-- The task --
Where the data below has the string "this", return the whole line.

-- Data shown --
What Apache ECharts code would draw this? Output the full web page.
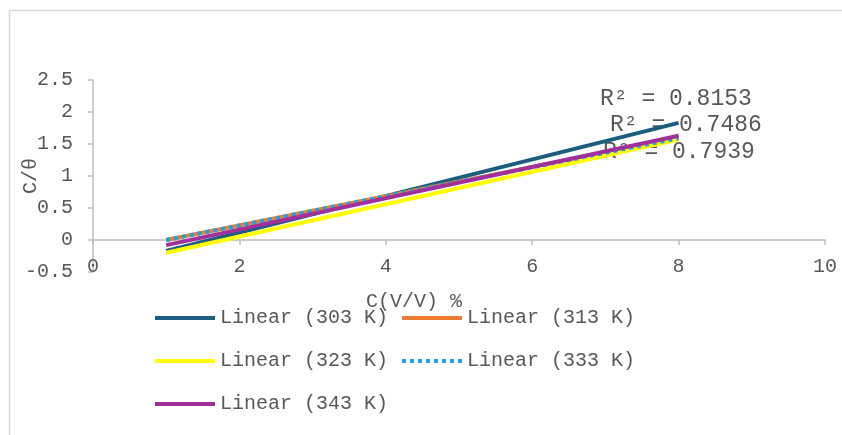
<!DOCTYPE html>
<html><head><meta charset="utf-8">
<script src="https://cdn.jsdelivr.net/npm/echarts@6/dist/echarts.min.js"></script>
<style>html,body{margin:0;padding:0;background:#fff}#c{width:842px;height:435px}</style>
</head><body><div id="c"></div>
<script>
// ---- data ----
const xValues = [1, 8];
const seriesNames = ['Linear (303 K)', 'Linear (313 K)', 'Linear (323 K)', 'Linear (333 K)', 'Linear (343 K)'];
const s303 = [-0.17, 1.83];
const s313 = [0.0, 1.60];
const s323 = [-0.20, 1.57];
const s333 = [0.0, 1.59];
const s343 = [-0.08, 1.63];
const r2Labels = ['R² = 0.8153', 'R² = 0.7486', 'R² = 0.7939'];
const xAxisRange = [0, 10, 2];      // min, max, interval
const yAxisRange = [-0.5, 2.5, 0.5];
const xTitle = 'C(V/V) %';
const yTitle = 'C/θ';

// ---- styling ----
const FONT = "'Liberation Mono', 'Courier New', monospace";
const TXT = '#595959';
const AX = '#bfbfbf';
const styles = [
  { color: '#1b5e7f', type: 'solid' },
  { color: '#ed7d31', type: 'solid' },
  { color: '#ffff00', type: 'solid' },
  { color: '#1fa3e0', type: 'dotted' },
  { color: '#a1309a', type: 'solid' }
];
const values = [s303, s313, s323, s333, s343];

const series = values.map((v, i) => ({
  name: seriesNames[i],
  type: 'line',
  xAxisIndex: 0,
  symbol: 'none',
  silent: true,
  z: 3,
  lineStyle: { color: styles[i].color, type: styles[i].type, width: 4 },
  itemStyle: { color: styles[i].color },
  data: xValues.map((x, j) => [x, v[j]])
}));

const r2Pos = [[600, 87], [610, 113], [603, 140]];

// legend rows (two per row)
const legendRows = [[0, 1], [2, 3], [4]];
const legendTops = [308, 351, 394];
const legends = legendRows.map((row, r) => ({
  data: row.map(i => seriesNames[i]),
  left: 153, top: legendTops[r], padding: 0,
  orient: 'horizontal',
  itemWidth: 60, itemHeight: 14, itemGap: 12,
  itemStyle: { opacity: 0 },
  lineStyle: { width: 4 },
  textStyle: { color: TXT, fontFamily: FONT, fontSize: 20 }
}));

const chart = echarts.init(document.getElementById('c'), null, { renderer: 'canvas' });
chart.setOption({
  animation: false,
  backgroundColor: '#fff',
  grid: { left: 93, right: 17, top: 80, bottom: 163, containLabel: false, outerBoundsMode: 'none' },
  xAxis: [
    {
      type: 'value', min: xAxisRange[0], max: xAxisRange[1], interval: xAxisRange[2],
      position: 'bottom',
      axisLine: { show: true, onZero: true, lineStyle: { color: AX, width: 1.5 } },
      axisTick: { show: true, length: 5, lineStyle: { color: AX, width: 1.5 } },
      axisLabel: { show: false },
      splitLine: { show: false }
    },
    {
      type: 'value', min: xAxisRange[0], max: xAxisRange[1], interval: xAxisRange[2],
      position: 'bottom',
      axisLine: { show: false, onZero: false },
      axisTick: { show: false },
      axisLabel: { show: true, margin: -15, color: TXT, fontFamily: FONT, fontSize: 20 },
      splitLine: { show: false }
    }
  ],
  yAxis: {
    type: 'value', min: yAxisRange[0], max: yAxisRange[1], interval: yAxisRange[2],
    name: yTitle, nameLocation: 'middle', nameRotate: 90, nameGap: 52, nameMoveOverlap: false,
    nameTextStyle: { color: TXT, fontFamily: FONT, fontSize: 20 },
    axisLine: { show: true, lineStyle: { color: AX, width: 1.5 } },
    axisTick: { show: true, length: 5, lineStyle: { color: AX, width: 1.5 } },
    axisLabel: { color: TXT, fontFamily: FONT, fontSize: 20, margin: 20 },
    splitLine: { show: false }
  },
  legend: legends,
  graphic: [
    { type: 'rect', left: 7, top: 8, z: -10, shape: { width: 900, height: 500 },
      style: { fill: 'none', stroke: '#d9d9d9', lineWidth: 1.5 } },
    { type: 'text', left: 366, top: 292, z: 0,
      style: { text: xTitle, fill: TXT, font: '20px ' + FONT } }
  ].concat(r2Labels.map((t, i) => ({
    type: 'text', left: r2Pos[i][0], top: r2Pos[i][1], z: 0,
    style: { text: t, fill: TXT, font: '23px ' + FONT }
  }))),
  series: series
});
</script></body></html>
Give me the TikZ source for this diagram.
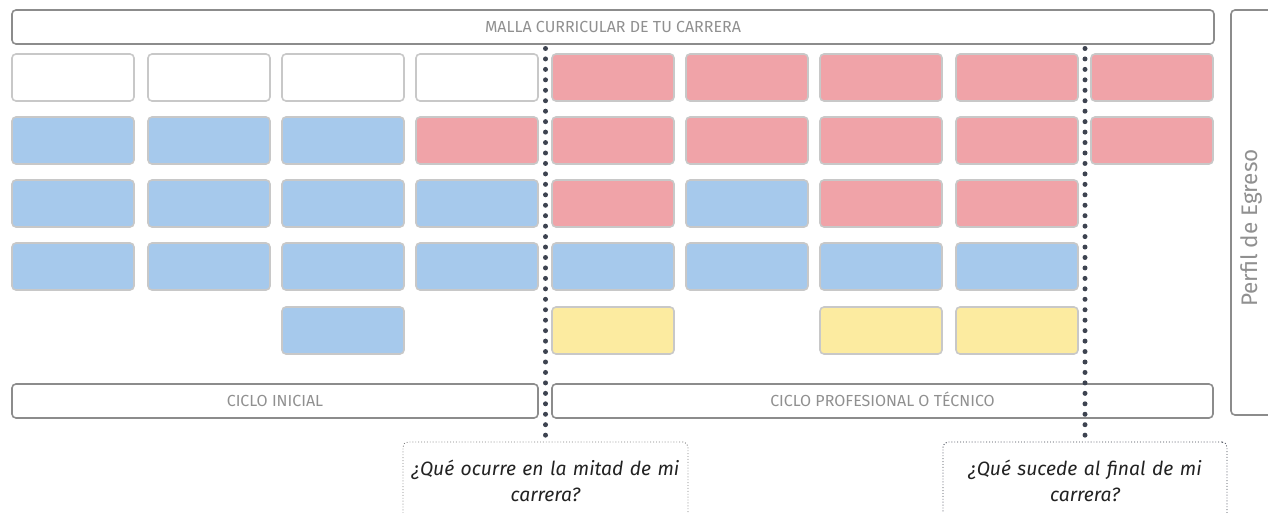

-- Solution --
What Apache ECharts code would draw this? Output the full web page.
Give me the TikZ source for this diagram.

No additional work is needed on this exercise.